このトランプ関税政策が日本にもたらすものは明確である。2024年の対米輸出額は日本の輸出総額の19・9%、21・3兆円。うち自動車は6兆円であった。関税により自動車大手6社の営業利益1・6兆円が吹き飛ぶ(4/4読売)。
"国難"とし犠牲転嫁狙う
これに対し日本資本は、米国での製品価格上昇を抑えるためにコスト削減を目指す。労働者に対し、解雇、雇い止め、賃金抑制を行い、下請けにコスト転嫁しようとする。また米国での生産を増やし日本からの輸出を減らす。これも国内雇用削減、下請け倒産をもたらす。
日本のグローバル資本は、利益をまもるために徹底して労働者・市民、中小零細企業に犠牲を転嫁する。
政府はどう対処しようとしているのか。
石破首相は「アメリカ政府に対し措置の見直しを強く求めるなど外交面の取り組みを進める」と米国にお願いするだけでしかない(4/11NHK)。さらに「いうなれば国難。野党の皆様方も含めて、超党派で検討する必要がある」(4/5朝日)と言い、立憲民主党の野田代表も「与野党関係なく、国難を突破するため問題意識を共有」と述べた(4/15毎日)。具体的対策として自公は給付金・減税を、立憲民主以外の野党は消費税減税を求めている。
軍拡やめ平等互恵経済へ
トランプ関税への対策として、市民生活をまもるための減税、給付は必要である。しかし今、根本的に必要なことは、中国敵視をやめ、アジアにおける平和をつくりだし、平等互恵の経済関係を発展させることである。急速に進めている中国攻撃のための大軍拡をただちにやめるべきだ。
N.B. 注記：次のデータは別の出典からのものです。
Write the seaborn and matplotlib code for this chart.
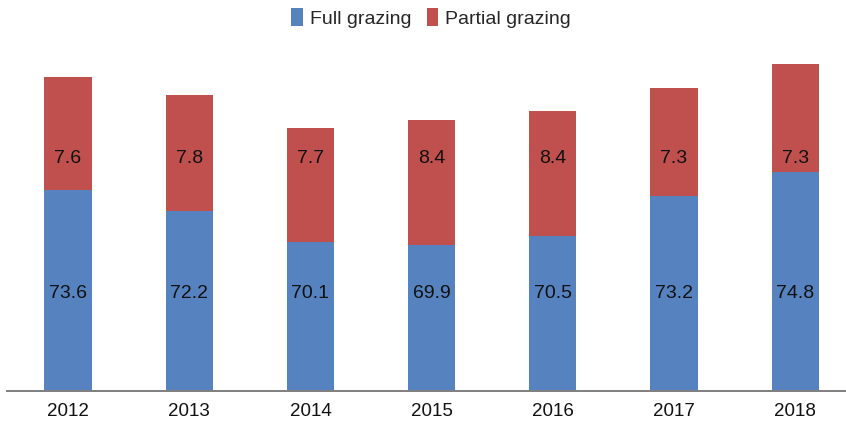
import matplotlib
matplotlib.use("Agg")
import matplotlib.pyplot as plt
import seaborn as sns
import pandas as pd
from matplotlib.patches import Patch

years = ["2012", "2013", "2014", "2015", "2016", "2017", "2018"]
full_grazing = [73.6, 72.2, 70.1, 69.9, 70.5, 73.2, 74.8]
partial_grazing = [7.6, 7.8, 7.7, 8.4, 8.4, 7.3, 7.3]

BLUE = "#5682C0"
RED = "#C0504D"

sns.set_theme(style="white")
plt.rcParams["font.family"] = ["Liberation Sans", "DejaVu Sans"]

df = pd.DataFrame({
    "year": years,
    "full": full_grazing,
    "total": [f + p for f, p in zip(full_grazing, partial_grazing)],
})

fig = plt.figure(figsize=(8.46, 4.25), dpi=100)
# axes spans the full category band; the right end runs past the canvas edge
ax = fig.add_axes([7.4 / 846, 34 / 425, 848.4 / 846, 355 / 425])

# stacked bars: total (partial on top) drawn first, full grazing over it
sns.barplot(data=df, x="year", y="total", color=RED, width=0.39,
            saturation=1, ax=ax, linewidth=0)
sns.barplot(data=df, x="year", y="full", color=BLUE, width=0.39,
            saturation=1, ax=ax, linewidth=0)

ax.set_xlim(-0.5, 6.5)
ax.set_ylim(60, 84)
ax.set_xlabel("")
ax.set_ylabel("")
ax.set_yticks([])
ax.tick_params(axis="x", length=0, pad=9, labelsize=13.5, colors="#111111")

for s in ["top", "right", "left"]:
    ax.spines[s].set_visible(False)
ax.spines["bottom"].set_color("#7f7f7f")
ax.spines["bottom"].set_linewidth(1.4)

# value labels inside each segment
for i, (f, p) in enumerate(zip(full_grazing, partial_grazing)):
    ax.text(i, 66.6, f"{f:.1f}", ha="center", va="center",
            fontsize=14, color="#111111")
    ax.text(i, 75.7, f"{p:.1f}", ha="center", va="center",
            fontsize=14, color="#111111")

handles = [Patch(facecolor=BLUE, edgecolor="none", label="Full grazing"),
           Patch(facecolor=RED, edgecolor="none", label="Partial grazing")]
fig.legend(handles=handles, loc="center", bbox_to_anchor=(431 / 846, 1 - 18 / 425),
           ncol=2, frameon=False, fontsize=14, handlelength=0.6,
           handleheight=1.0, handletextpad=0.35, columnspacing=0.8)

fig.savefig("out.png", dpi=100)
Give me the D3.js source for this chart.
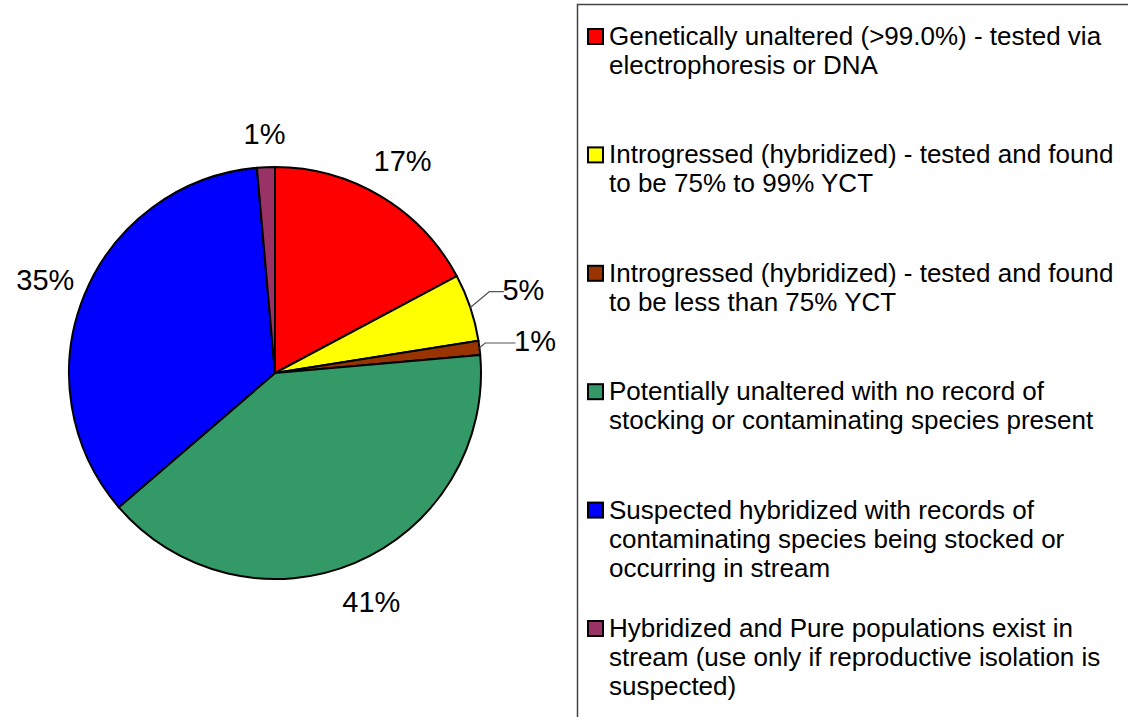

緊張を緩和する中で、米国の政策に左右されないアジア経済の発展を実現しうる。軍事費を削ることで、企業の合理化などの被害を受ける労働者・市民への負担転嫁ではない生活改善対策を行うことができる。
米国の労働者・市民も反撃を開始している。日本でも、挙国一致≠ネどでなく、軍拡をやめさせ生活改善を実現する野党共闘を進め、参院選に勝利しなければならない。